Однако теперь, по прошествии десятков лет, когда качественной беллетристики о немецких преступниках выходит немного, а уроки прошлого стали выветриваться из памяти, произведение Кинга приобрело новое звучание. Получилось, что «Способный ученик» это не только неровный триллер-хоррор-детектив, с многочисленными натяжками, мощным саспенсом и кусками дешевого треша, но и собрание нерешенных проблем. Беглые нацисты казнены, либо умерли естественной смертью на пляжах Бразилии, но успели появиться неофиты – в сети регулярно всплывают фотографии с закрытых тусовок, на которых студенты позируют в фашисткой форме. Некоторые из них дурачатся, другие – переходят от слов к делу.
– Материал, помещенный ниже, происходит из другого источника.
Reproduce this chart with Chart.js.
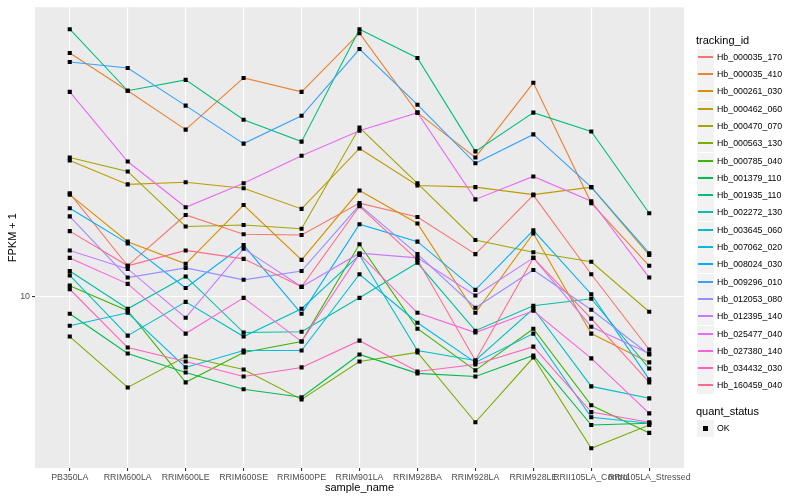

За последние 15 лет только в России и странах бывшего СССР произошло несколько резонансных преступлений. «Чистильщики» в Москве и московской области, орудуя молотками и ножами убили 15 бродяг; когда молодых людей поймали, выяснилось, что делали они это не ради денег, а потому что считали бомжей биомусором; у одного из членов банды была татуировка со свастикой. На счету «Днепропетровских маньяков», двух юношей из привилегированных семей, – 21 жертва; прежде чем преступить к смертельным рейдам, они закаляли жестокость на животных, разрезая их на части; опять же один из членов банды был знаком с нацистской идеологией. Примеры можно множить и дальше, но вывод и так понятен – те тайные катакомбы, через которые по мысли Кинга в душу человека проникает зло, никуда не делись и по-прежнему ждут своего часа. Стоит родителям перестать следить за детьми и ослабить контроль, и даже самый способный ученик с пятерками в аттестате и «классной улыбкой» может сойти с правильного пути.